> **TASK DETAILS**
Only the lines from the one containing "Reproduce this diagram with TikZ." through the one containing "(ext) at (1281,-10);" should be duplicated, exactly as they appear. Pictures are to be left out.

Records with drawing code
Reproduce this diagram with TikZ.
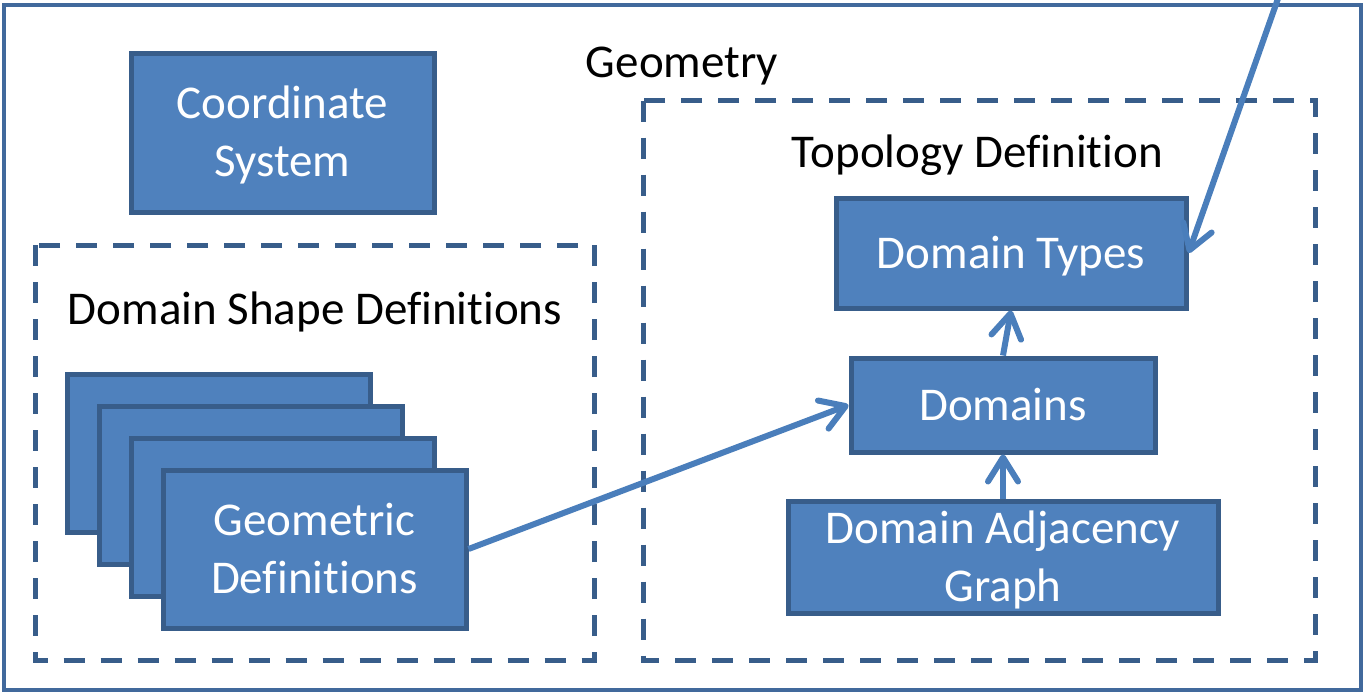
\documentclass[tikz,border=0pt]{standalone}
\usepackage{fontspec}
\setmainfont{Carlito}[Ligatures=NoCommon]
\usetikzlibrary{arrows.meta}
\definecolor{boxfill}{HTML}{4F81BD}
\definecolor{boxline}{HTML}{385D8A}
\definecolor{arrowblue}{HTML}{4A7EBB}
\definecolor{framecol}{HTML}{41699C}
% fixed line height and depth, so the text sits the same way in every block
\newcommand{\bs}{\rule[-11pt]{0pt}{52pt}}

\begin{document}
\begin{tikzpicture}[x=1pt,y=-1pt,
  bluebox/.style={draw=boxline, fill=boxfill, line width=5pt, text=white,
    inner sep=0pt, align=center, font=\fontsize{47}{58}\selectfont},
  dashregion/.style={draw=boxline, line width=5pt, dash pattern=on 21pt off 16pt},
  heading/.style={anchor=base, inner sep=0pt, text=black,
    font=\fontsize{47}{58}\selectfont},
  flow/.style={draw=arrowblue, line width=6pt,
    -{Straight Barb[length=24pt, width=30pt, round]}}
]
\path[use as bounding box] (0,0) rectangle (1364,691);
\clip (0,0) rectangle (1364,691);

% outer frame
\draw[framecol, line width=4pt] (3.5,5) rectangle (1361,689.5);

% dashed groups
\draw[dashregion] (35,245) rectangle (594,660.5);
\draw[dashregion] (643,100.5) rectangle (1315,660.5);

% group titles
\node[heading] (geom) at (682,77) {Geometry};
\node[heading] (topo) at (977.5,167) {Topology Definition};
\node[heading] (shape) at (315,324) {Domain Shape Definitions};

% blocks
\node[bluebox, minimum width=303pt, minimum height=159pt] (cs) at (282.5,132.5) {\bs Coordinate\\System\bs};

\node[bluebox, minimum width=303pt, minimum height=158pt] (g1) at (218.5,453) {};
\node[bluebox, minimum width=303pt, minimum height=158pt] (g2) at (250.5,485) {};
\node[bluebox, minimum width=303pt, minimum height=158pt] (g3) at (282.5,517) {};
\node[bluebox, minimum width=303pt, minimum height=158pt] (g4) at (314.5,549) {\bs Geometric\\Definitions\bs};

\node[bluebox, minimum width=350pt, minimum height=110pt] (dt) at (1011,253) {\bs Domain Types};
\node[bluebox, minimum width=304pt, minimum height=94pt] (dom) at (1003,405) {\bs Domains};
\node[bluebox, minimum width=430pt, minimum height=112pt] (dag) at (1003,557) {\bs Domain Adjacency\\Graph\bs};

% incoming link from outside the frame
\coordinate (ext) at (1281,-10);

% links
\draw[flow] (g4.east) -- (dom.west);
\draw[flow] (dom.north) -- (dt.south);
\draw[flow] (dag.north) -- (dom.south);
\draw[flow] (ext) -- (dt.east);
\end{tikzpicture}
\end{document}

* * *

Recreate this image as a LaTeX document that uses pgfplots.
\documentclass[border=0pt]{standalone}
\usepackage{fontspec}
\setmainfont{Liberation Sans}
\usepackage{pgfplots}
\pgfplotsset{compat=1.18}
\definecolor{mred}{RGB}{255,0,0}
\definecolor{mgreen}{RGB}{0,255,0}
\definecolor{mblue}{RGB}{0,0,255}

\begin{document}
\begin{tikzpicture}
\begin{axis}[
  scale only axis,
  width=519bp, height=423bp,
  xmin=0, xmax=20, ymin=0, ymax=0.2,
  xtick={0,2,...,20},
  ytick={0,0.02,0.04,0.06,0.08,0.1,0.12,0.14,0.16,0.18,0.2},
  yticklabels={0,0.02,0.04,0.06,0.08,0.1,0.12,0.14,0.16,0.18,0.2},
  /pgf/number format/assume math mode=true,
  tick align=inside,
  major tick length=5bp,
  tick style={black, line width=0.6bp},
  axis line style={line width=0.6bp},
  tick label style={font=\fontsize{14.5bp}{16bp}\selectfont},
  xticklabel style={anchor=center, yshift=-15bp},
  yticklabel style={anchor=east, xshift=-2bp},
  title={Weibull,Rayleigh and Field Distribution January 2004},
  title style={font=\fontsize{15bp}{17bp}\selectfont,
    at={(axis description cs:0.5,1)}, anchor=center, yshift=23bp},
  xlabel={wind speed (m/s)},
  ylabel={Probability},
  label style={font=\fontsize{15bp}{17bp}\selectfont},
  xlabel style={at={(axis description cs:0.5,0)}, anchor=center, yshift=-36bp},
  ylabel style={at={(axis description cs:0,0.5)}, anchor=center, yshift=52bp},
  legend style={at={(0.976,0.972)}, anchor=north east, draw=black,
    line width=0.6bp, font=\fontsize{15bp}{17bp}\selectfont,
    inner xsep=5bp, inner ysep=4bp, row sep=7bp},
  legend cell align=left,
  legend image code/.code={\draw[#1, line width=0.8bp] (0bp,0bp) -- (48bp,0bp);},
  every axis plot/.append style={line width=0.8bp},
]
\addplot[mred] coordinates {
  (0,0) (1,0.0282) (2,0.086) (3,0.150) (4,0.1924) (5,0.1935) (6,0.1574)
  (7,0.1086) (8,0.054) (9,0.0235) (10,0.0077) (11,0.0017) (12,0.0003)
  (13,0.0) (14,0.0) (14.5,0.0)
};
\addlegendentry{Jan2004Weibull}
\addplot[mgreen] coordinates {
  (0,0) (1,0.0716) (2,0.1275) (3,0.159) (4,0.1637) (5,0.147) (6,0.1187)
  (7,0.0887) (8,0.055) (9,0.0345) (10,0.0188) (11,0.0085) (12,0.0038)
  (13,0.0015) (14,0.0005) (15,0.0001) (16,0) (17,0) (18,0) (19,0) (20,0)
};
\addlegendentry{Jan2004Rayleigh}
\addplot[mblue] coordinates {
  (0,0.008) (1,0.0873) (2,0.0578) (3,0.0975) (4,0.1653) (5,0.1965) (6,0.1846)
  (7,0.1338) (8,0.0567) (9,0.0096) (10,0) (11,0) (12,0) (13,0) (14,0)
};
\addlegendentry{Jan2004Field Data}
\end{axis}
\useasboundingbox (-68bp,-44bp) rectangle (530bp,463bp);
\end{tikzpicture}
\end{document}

> **THE ANSWER**
Reproduce this diagram with TikZ.
\documentclass[tikz,border=0pt]{standalone}
\usepackage{fontspec}
\setmainfont{Carlito}[Ligatures=NoCommon]
\usetikzlibrary{arrows.meta}
\definecolor{boxfill}{HTML}{4F81BD}
\definecolor{boxline}{HTML}{385D8A}
\definecolor{arrowblue}{HTML}{4A7EBB}
\definecolor{framecol}{HTML}{41699C}
% fixed line height and depth, so the text sits the same way in every block
\newcommand{\bs}{\rule[-11pt]{0pt}{52pt}}

\begin{document}
\begin{tikzpicture}[x=1pt,y=-1pt,
  bluebox/.style={draw=boxline, fill=boxfill, line width=5pt, text=white,
    inner sep=0pt, align=center, font=\fontsize{47}{58}\selectfont},
  dashregion/.style={draw=boxline, line width=5pt, dash pattern=on 21pt off 16pt},
  heading/.style={anchor=base, inner sep=0pt, text=black,
    font=\fontsize{47}{58}\selectfont},
  flow/.style={draw=arrowblue, line width=6pt,
    -{Straight Barb[length=24pt, width=30pt, round]}}
]
\path[use as bounding box] (0,0) rectangle (1364,691);
\clip (0,0) rectangle (1364,691);

% outer frame
\draw[framecol, line width=4pt] (3.5,5) rectangle (1361,689.5);

% dashed groups
\draw[dashregion] (35,245) rectangle (594,660.5);
\draw[dashregion] (643,100.5) rectangle (1315,660.5);

% group titles
\node[heading] (geom) at (682,77) {Geometry};
\node[heading] (topo) at (977.5,167) {Topology Definition};
\node[heading] (shape) at (315,324) {Domain Shape Definitions};

% blocks
\node[bluebox, minimum width=303pt, minimum height=159pt] (cs) at (282.5,132.5) {\bs Coordinate\\System\bs};

\node[bluebox, minimum width=303pt, minimum height=158pt] (g1) at (218.5,453) {};
\node[bluebox, minimum width=303pt, minimum height=158pt] (g2) at (250.5,485) {};
\node[bluebox, minimum width=303pt, minimum height=158pt] (g3) at (282.5,517) {};
\node[bluebox, minimum width=303pt, minimum height=158pt] (g4) at (314.5,549) {\bs Geometric\\Definitions\bs};

\node[bluebox, minimum width=350pt, minimum height=110pt] (dt) at (1011,253) {\bs Domain Types};
\node[bluebox, minimum width=304pt, minimum height=94pt] (dom) at (1003,405) {\bs Domains};
\node[bluebox, minimum width=430pt, minimum height=112pt] (dag) at (1003,557) {\bs Domain Adjacency\\Graph\bs};

% incoming link from outside the frame
\coordinate (ext) at (1281,-10);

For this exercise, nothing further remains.